Machine learning powered by principal component descriptors as the key for sorted structural fit of XANES†
Abstract
Modern synchrotron radiation sources and free electron laser made X-ray absorption spectroscopy (XAS) an analytical tool for the structural analysis of materials under in situ or operando conditions. Fourier approach applied to the extended region of the XAS spectrum (EXAFS) allows the estimation of the number of structural and non-structural parameters which can be refined through a fitting procedure. The near edge region of the XAS spectrum (XANES) is also sensitive to the coordinates of all the atoms in the local cluster around the absorbing atom. However, in contrast to EXAFS, the existing approaches of quantitative analysis provide no estimation for the number of structural parameters that can be evaluated for a given XANES spectrum.
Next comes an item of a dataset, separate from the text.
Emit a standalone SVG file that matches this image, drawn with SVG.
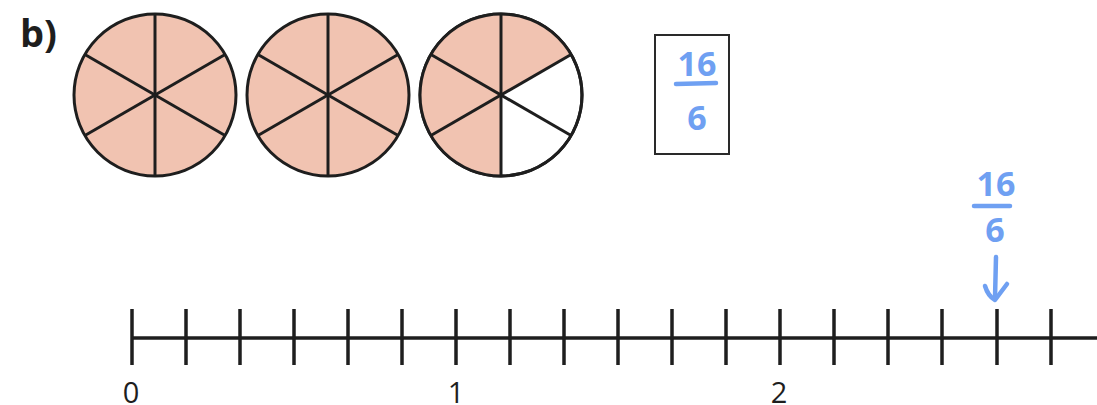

This problem exists both for the classical gradient descent approaches and for modern machine learning methods based on neural networks. We developed a new approach for rational fit based on principal component descriptors of the spectrum. In this work the principal component analysis (PCA) is applied to a dataset of theoretical spectra calculated a priori on a grid of variable structural parameters of a molecule or cluster. Each principal component of the dataset is related then to a combined variation of several structural parameters, similar to the vibrational normal mode. Orthogonal principal components determine orthogonal deformations that can be extracted independently upon the analysis of the XANES spectrum. Applying statistical criteria, the PCA-based fit of the XANES determines the accessible structural information in the spectrum for a given system.